- Theatrical release poster
- Directed by: Richard Quine
- Screenplay by: Blake Edwards
- Story by: James Benson Nablo
- Based on: The Wheel Man by James Benson Nablo
- Produced by: Jonie Taps
- Starring: Mickey Rooney Dianne Foster
- Cinematography: Charles Lawton Jr.
- Edited by: Jerome Thoms
- Music by: Ross DiMaggio
- Production company: Columbia Pictures
- Distributed by: Columbia Pictures
- Release date: March 10, 1954 (United States);
- Running time: 83 minutes
- Country: United States
- Language: English

= Drive a Crooked Road =

1954 film by Richard Quine

Drive a Crooked Road is a 1954 American crime film noir directed by Richard Quine and starring Mickey Rooney and Dianne Foster. The drama's screenplay was adapted by Blake Edwards and Richard Quine from "The Wheel Man", a story by Canadian James Benson Nablo.

==Plot==
Mechanic and race car driver Eddie Shannon is chosen by two bank robbers, Steve Norris and his girlfriend Barbara Mathews, to help them with a heist. The heist requires someone with his ability to "soup up" engines and drive at high speeds over treacherous roads, to avoid capture after they pull the job. To bait the driver into the dangerous scheme, Steve uses Barbara to help persuade Eddie to assist with the crime—though his share of the heist would also make it possible for him to achieve his dream of racing competitively in Europe, the money alone wouldn't be sufficient inducement. Barbara increasingly feels ashamed of leading Eddie on, and develops some feelings for him. This leads to his discovery of the way he's been used, triggering a deadly confrontation at the end.

==Critical reception==
TV Guide called the film "A crisply done film noir with Rooney taken in by the universal emotional state that was at the root of many noir heroes' problems, loneliness."

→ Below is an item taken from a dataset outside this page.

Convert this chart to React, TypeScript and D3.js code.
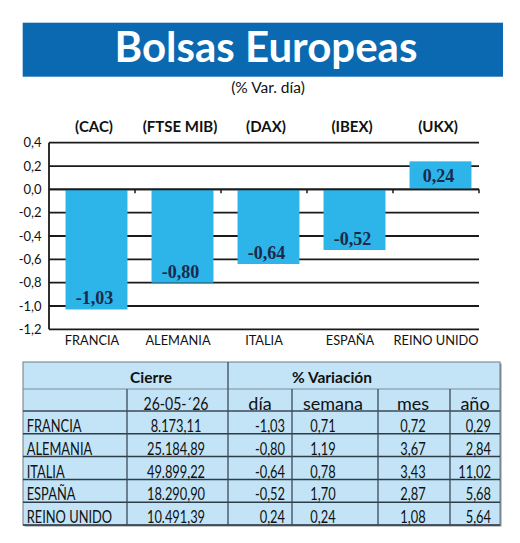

The Philadelphia Inquirer was complimentary: "Apart from being a very fair melodrama ... [the film] ... serves as a reminder that, given the right role and good direction, Mickey Rooney is a talented young actor ... The film, as well as Rooney, stands up all the way. So do all the others in Columbia's small, handpicked cast ... first honors go uncontested to the 32-year-old star for a fine, affecting, and unaffected performance."